The first day, Sunday, November 19, will be a “settling in day”. After that, on Monday, I will start to give the transmission for “Shambhala Meditation”. This is a practice that greatly expands the basic meditation instruction that we give at most of our programs.

This transmission will then proceed over the next few days. I am planning to give talks in the mornings during the week, so that people can work with the practice for the rest of the day. The beginning of the retreat will concentrate on introducing the practice.

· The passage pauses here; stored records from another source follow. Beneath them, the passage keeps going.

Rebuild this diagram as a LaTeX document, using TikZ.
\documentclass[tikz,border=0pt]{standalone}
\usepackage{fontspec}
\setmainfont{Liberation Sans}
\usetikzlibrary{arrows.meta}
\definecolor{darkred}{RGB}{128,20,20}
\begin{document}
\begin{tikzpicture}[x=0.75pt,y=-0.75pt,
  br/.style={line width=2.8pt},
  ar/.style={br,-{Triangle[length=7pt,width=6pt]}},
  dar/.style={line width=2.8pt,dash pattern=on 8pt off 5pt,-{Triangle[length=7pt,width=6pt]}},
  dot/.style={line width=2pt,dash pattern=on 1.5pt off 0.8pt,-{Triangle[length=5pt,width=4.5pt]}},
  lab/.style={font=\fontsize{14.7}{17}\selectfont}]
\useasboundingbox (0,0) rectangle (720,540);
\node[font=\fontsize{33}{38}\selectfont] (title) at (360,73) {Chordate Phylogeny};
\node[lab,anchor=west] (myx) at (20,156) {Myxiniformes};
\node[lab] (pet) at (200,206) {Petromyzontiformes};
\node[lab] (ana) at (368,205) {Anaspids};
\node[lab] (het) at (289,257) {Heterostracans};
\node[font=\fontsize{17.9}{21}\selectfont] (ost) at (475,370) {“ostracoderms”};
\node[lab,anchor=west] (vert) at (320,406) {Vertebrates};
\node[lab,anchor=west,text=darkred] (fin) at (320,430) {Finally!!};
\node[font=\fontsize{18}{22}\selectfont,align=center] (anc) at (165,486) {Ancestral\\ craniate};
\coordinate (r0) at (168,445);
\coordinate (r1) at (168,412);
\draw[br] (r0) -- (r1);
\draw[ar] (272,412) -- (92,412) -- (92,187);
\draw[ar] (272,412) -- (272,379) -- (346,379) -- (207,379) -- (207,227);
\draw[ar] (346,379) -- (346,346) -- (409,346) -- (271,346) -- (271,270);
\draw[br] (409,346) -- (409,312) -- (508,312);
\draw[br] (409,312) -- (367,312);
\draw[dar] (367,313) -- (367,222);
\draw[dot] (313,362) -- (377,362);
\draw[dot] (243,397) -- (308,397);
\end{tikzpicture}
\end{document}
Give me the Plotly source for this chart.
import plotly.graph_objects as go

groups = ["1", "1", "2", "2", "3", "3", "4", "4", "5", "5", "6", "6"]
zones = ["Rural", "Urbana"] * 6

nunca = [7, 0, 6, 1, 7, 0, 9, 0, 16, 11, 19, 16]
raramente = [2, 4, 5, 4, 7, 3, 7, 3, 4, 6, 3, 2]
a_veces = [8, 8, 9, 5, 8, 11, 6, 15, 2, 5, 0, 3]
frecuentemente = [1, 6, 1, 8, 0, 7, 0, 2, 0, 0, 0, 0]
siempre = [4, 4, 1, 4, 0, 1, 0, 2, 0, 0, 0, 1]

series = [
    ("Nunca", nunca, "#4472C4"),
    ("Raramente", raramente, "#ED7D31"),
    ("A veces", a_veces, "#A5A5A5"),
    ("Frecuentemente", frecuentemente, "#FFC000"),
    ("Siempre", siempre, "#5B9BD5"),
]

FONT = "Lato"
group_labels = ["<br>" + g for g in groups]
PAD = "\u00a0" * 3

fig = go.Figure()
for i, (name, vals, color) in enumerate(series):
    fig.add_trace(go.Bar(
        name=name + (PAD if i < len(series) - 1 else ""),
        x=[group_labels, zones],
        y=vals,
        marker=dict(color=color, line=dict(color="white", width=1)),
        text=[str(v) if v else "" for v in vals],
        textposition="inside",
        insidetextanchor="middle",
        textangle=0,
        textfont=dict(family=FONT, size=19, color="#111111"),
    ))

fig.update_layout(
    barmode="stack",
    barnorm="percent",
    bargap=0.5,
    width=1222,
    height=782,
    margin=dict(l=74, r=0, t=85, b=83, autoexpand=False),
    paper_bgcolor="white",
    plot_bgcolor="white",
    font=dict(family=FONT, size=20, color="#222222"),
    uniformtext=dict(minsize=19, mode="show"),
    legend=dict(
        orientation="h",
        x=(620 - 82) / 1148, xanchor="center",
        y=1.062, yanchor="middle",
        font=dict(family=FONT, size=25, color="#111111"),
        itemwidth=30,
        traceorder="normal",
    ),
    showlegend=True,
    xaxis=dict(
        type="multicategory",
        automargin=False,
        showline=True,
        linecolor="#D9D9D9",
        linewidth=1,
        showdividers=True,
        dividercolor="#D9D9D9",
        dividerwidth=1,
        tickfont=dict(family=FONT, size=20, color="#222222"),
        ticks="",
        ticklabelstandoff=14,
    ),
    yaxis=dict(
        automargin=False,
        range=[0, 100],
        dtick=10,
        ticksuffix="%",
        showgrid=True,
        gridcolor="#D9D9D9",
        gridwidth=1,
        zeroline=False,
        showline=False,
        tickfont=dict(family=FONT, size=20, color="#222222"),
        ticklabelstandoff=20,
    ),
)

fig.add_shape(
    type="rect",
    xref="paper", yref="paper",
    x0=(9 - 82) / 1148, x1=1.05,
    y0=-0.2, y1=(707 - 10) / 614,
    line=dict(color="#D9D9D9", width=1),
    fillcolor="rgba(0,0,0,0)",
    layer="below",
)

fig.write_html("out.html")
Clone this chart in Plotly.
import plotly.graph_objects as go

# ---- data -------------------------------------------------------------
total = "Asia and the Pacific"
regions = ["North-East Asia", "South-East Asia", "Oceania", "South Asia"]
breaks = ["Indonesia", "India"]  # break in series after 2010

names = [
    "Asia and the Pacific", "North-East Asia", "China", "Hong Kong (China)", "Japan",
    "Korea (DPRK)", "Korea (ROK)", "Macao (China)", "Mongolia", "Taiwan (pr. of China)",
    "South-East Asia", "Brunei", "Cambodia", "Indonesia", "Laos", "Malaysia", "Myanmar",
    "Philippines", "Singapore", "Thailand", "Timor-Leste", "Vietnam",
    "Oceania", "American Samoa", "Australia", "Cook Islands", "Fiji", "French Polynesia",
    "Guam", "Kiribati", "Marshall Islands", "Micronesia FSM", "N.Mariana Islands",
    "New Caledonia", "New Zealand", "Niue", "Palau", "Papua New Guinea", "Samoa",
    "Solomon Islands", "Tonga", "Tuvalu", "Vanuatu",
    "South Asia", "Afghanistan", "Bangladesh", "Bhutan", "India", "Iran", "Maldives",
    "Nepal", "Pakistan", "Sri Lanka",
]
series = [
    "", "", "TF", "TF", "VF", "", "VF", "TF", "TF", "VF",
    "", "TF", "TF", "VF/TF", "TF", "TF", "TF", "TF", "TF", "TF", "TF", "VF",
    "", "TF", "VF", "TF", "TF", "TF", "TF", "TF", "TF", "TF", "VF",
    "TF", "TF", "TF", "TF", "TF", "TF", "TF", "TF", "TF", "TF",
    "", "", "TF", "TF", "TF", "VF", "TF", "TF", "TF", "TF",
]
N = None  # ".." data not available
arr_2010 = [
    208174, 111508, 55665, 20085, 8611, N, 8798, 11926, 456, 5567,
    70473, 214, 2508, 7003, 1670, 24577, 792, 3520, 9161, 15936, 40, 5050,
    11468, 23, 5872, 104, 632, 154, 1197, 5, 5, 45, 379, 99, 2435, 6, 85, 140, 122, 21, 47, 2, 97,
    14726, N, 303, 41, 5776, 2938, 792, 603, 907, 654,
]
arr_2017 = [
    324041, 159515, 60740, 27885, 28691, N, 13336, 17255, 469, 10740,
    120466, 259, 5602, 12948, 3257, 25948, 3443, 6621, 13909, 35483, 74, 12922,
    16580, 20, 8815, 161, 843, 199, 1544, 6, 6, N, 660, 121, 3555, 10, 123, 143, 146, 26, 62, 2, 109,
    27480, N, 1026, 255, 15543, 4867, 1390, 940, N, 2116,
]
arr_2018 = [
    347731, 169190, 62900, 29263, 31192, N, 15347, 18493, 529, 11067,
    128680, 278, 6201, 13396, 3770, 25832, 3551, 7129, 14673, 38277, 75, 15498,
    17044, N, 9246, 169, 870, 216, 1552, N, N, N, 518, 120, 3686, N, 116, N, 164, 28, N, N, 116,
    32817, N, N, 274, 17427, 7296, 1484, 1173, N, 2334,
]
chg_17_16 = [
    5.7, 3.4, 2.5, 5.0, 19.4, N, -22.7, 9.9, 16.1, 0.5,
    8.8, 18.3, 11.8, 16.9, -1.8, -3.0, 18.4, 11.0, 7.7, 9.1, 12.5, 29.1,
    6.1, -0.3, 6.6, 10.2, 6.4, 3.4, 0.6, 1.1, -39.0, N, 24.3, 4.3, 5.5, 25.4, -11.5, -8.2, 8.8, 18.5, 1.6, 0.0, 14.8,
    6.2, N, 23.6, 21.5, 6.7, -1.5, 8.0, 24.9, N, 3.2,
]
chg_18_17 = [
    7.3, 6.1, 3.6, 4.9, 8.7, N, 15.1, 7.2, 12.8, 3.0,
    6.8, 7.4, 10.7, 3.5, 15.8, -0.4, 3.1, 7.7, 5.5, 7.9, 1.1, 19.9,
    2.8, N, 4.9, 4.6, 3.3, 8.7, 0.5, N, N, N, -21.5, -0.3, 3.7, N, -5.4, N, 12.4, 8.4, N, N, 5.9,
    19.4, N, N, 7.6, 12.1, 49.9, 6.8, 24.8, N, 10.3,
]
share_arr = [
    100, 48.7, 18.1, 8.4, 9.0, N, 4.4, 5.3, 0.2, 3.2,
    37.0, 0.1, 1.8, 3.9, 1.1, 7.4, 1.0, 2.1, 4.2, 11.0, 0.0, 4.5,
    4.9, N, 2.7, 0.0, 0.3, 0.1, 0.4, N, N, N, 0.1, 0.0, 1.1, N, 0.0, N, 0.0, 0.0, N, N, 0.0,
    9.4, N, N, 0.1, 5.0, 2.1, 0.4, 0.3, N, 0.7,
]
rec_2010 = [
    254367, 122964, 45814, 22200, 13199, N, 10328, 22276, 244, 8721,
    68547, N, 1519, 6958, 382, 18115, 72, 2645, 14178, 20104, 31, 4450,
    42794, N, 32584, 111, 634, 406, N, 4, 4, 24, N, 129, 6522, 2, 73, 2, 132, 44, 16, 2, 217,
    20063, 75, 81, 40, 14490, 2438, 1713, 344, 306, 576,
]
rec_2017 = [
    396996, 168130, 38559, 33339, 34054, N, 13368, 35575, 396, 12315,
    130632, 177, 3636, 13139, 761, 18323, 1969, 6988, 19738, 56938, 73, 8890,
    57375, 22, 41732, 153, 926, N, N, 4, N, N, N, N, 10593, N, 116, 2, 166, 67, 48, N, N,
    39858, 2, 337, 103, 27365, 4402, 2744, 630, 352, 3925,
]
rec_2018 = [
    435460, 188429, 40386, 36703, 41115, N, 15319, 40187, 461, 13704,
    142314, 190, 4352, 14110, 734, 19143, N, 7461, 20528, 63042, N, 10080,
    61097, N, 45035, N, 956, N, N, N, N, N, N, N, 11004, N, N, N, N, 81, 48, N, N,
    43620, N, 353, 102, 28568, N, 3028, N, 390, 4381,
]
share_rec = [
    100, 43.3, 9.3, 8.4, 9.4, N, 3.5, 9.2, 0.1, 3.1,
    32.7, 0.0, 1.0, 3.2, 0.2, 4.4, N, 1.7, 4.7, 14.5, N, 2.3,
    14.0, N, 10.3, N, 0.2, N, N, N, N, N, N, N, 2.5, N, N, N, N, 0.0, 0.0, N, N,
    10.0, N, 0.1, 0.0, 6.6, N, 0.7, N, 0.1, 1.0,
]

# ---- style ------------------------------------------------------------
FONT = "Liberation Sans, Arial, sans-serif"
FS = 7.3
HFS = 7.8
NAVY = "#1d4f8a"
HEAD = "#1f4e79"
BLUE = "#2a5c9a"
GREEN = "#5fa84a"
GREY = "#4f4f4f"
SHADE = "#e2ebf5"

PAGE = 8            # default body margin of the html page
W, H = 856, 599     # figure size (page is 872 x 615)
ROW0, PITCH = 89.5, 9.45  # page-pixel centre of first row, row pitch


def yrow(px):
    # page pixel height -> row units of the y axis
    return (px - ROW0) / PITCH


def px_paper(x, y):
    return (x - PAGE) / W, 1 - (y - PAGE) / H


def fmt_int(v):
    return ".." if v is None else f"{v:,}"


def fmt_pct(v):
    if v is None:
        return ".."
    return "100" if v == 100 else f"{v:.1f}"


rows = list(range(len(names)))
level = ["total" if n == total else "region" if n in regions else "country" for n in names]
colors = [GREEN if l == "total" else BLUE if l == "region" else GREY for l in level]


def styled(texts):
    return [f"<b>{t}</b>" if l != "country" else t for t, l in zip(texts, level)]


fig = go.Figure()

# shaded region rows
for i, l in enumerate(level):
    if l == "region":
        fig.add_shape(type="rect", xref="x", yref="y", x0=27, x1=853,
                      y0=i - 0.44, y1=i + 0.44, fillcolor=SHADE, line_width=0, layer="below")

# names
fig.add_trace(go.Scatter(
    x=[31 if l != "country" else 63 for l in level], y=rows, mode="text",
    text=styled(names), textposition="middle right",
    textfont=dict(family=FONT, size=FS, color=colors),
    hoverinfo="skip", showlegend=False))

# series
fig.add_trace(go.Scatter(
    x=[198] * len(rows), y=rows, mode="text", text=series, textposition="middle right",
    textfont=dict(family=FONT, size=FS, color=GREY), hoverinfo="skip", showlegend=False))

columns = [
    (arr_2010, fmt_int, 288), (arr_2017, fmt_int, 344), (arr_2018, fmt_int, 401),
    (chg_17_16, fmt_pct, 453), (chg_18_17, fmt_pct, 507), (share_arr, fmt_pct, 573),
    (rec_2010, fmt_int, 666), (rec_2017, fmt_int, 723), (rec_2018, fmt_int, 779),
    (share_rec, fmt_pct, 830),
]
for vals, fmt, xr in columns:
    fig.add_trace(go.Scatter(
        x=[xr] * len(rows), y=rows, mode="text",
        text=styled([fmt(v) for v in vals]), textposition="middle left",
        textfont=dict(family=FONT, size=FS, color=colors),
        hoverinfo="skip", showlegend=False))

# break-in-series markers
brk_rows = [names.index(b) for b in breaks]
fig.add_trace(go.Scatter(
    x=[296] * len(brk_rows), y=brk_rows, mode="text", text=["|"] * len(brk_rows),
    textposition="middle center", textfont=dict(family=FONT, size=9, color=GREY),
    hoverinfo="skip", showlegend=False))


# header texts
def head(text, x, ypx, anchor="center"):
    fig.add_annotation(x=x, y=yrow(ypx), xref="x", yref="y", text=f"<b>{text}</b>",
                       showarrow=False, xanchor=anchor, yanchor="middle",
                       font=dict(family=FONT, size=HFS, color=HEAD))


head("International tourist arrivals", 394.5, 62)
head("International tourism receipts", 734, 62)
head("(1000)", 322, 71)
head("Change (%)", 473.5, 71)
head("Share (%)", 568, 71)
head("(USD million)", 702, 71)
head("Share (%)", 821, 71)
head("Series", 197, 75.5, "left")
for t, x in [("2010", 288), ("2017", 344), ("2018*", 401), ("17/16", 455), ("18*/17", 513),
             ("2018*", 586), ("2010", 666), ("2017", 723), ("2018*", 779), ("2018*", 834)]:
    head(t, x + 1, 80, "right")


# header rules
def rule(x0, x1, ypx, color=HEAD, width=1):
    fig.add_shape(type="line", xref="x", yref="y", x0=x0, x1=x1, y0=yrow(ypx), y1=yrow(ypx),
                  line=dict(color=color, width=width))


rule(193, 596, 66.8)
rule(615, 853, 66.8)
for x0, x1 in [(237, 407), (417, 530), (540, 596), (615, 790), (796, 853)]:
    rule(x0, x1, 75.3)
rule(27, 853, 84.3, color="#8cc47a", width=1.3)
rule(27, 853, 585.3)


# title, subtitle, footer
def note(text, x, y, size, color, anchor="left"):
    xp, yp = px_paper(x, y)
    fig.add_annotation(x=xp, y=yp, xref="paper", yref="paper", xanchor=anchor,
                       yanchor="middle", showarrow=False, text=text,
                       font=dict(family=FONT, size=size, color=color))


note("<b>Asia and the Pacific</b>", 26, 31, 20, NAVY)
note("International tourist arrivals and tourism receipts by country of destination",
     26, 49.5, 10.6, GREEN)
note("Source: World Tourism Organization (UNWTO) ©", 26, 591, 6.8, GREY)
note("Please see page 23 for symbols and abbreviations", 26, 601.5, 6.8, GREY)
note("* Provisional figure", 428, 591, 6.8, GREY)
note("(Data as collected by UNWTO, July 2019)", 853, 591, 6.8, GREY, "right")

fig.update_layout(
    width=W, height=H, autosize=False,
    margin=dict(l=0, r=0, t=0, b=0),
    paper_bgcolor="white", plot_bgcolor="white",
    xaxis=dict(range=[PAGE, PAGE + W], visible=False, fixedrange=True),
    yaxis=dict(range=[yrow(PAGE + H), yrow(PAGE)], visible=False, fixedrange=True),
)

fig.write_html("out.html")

If you did the retreat last year, we will be expanding on what we studied last year.

If you are unable to attend for the all the mornings of the retreat, the material will still be helpful, but to continue the practice after the retreat, you should watch an online transmission by Sakyong Mipham Rinpoche. My own experience with shambhala meditation is that it is actually very subtle and profound for both beginners and experienced meditaters. Whatever exposure you can get in an intensive retreat situation will be very beneficial.

 

 

The basic schedule will be as follows:

 

8am: arrival, opening chants, sitting.

8:30 contemplative breakfast (provided)

9:15 – 12:00 morning practice and talk.

12:00-2:00  Contemplative lunch (provided), followed by work period

2:00-3:30 Sitting

3:30-3:50 Tea

3:50-6:00 Sitting, followed by closing chants

6:00 – to bedtime. Dinner (not provided) followed by evening study and contemplative practice in your home.

 

There will be at least two sessions per day of lujong, Tibetan movement exercises.

If you are not able to attend the full retreat, please put your proposed schedule in writing and email it to me. Please be specific with respect to times and meals. If you can’t attend all the days of the retreat, come for the beginning.

The meals will be vegetarian. If you have serious food allergies, please make a note of them when you register at https://nelson.shambhala.org/our-programs/62/week-long-meditation-retreat-in-the-city/.

There will be space for vajrayana students and practitioners of the Shambhala Sadhana to practice in the back of the main shrine room or in the rear shrine room as appropriate. November 25, the last day of the practice event, will end with an evening celebration. Our regular sitting schedule and open house will be suspended during that week to minimize disruption.

The cost will be $350, or $45 per day. There will be an early bird price reduction to $300 if you register before November 1st. To ensure your place, please pay at the time you register. The retreat will be a fundraiser for our building, which still has siding and other projects to comp  lete. If you wish to make a larger donation, the “patron price” is $400. This enables us to extend discounts to people who need to pay less. Breakfast, lunch and tea snacks will be provided. If price is an issue for you, talk to Margaret at 250 352 6559.

We will give priority to full time attendees, followed by part time participants. We ask that part timers come for a minimum of two full days, preferably on the first weekend.

In order to make this retreat happen, we will need at least 10 and no more than 22 participants and staff, so it is important to register as soon as possible to ensure that the retreat can go on.